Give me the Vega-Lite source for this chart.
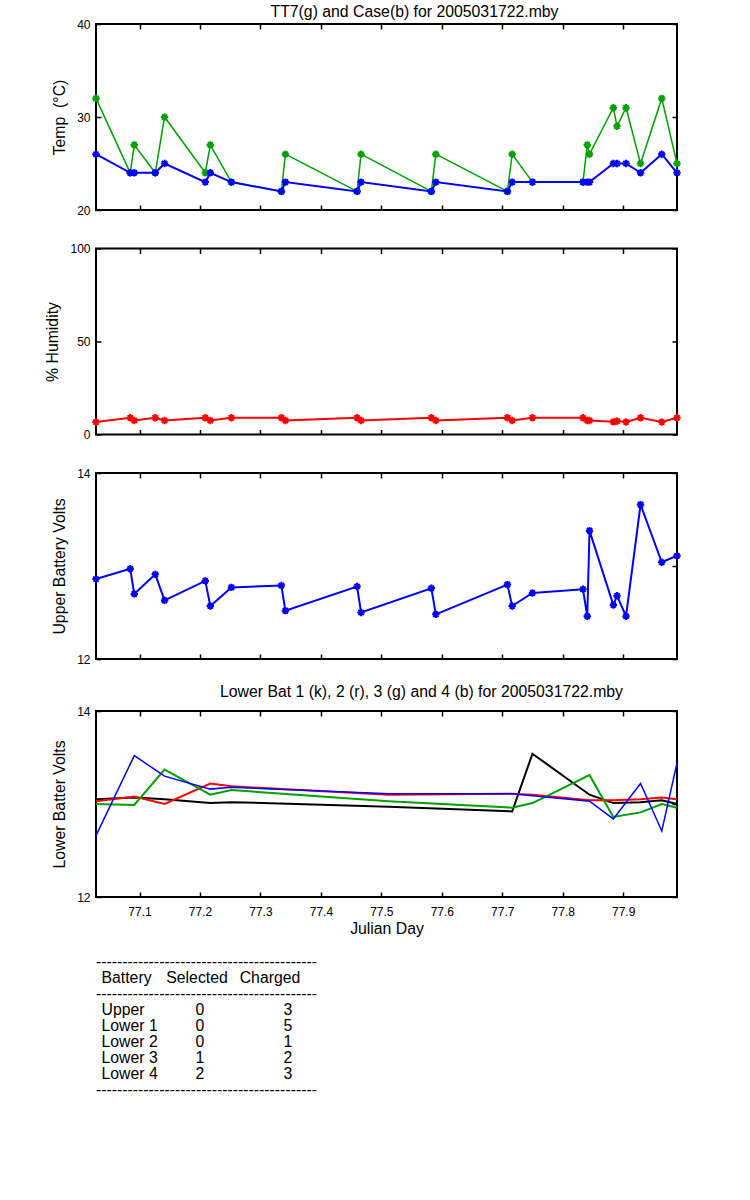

__________

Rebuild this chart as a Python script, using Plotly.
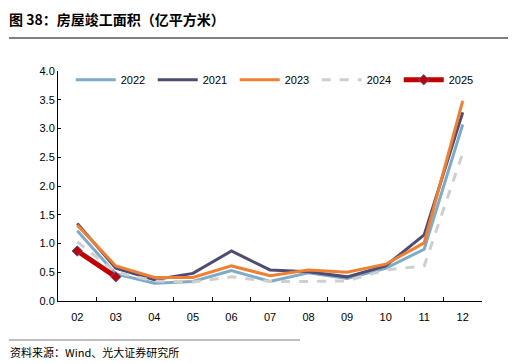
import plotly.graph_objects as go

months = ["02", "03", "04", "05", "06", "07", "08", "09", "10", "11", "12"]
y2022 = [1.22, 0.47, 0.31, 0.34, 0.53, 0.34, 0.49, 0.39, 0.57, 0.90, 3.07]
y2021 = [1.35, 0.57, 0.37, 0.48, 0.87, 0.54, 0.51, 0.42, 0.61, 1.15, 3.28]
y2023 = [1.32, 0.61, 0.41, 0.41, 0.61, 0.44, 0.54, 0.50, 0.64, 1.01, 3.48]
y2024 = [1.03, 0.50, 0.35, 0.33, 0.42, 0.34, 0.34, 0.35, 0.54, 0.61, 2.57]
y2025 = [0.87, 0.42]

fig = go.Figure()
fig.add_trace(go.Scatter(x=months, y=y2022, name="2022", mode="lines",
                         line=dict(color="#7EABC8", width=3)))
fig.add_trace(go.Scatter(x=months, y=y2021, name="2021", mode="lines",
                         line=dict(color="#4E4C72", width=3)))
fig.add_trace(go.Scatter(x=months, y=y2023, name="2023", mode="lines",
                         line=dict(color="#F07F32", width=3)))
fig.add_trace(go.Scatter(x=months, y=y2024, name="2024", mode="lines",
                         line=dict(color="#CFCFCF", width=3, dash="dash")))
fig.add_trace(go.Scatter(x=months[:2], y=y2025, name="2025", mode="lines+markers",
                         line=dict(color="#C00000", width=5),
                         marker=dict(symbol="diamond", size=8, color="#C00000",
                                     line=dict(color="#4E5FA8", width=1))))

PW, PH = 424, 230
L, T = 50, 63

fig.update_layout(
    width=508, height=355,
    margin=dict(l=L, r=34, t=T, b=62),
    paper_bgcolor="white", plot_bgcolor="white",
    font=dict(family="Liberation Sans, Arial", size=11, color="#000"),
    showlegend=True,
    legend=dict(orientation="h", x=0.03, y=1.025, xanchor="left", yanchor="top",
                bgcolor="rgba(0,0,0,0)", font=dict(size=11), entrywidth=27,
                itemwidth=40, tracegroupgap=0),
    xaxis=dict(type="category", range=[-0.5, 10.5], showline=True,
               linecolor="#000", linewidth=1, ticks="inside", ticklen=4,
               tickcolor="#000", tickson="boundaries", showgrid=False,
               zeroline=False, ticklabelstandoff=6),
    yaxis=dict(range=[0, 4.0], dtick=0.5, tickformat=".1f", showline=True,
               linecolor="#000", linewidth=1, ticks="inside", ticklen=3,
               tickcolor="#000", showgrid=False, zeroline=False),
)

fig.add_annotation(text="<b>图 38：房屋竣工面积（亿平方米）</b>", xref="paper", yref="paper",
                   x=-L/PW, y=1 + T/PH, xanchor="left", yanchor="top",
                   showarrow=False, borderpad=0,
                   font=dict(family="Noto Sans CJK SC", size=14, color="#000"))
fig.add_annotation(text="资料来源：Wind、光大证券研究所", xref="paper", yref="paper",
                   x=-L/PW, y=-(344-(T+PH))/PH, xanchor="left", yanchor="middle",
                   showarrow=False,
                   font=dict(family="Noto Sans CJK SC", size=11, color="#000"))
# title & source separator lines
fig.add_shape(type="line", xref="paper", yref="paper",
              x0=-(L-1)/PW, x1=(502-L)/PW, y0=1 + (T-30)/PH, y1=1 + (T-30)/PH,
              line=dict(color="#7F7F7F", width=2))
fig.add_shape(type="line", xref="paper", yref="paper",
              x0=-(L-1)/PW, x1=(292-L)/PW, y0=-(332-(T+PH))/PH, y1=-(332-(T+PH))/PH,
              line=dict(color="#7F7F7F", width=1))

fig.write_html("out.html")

__________

The lines you need run from the one containing "Rebuild this chart" down to the one containing "y2025 = [0.87, 0.42]"; print them exactly, both ends included, and leave out pictures.

Written reply
Rebuild this chart as a Python script, using Plotly.
import plotly.graph_objects as go

months = ["02", "03", "04", "05", "06", "07", "08", "09", "10", "11", "12"]
y2022 = [1.22, 0.47, 0.31, 0.34, 0.53, 0.34, 0.49, 0.39, 0.57, 0.90, 3.07]
y2021 = [1.35, 0.57, 0.37, 0.48, 0.87, 0.54, 0.51, 0.42, 0.61, 1.15, 3.28]
y2023 = [1.32, 0.61, 0.41, 0.41, 0.61, 0.44, 0.54, 0.50, 0.64, 1.01, 3.48]
y2024 = [1.03, 0.50, 0.35, 0.33, 0.42, 0.34, 0.34, 0.35, 0.54, 0.61, 2.57]
y2025 = [0.87, 0.42]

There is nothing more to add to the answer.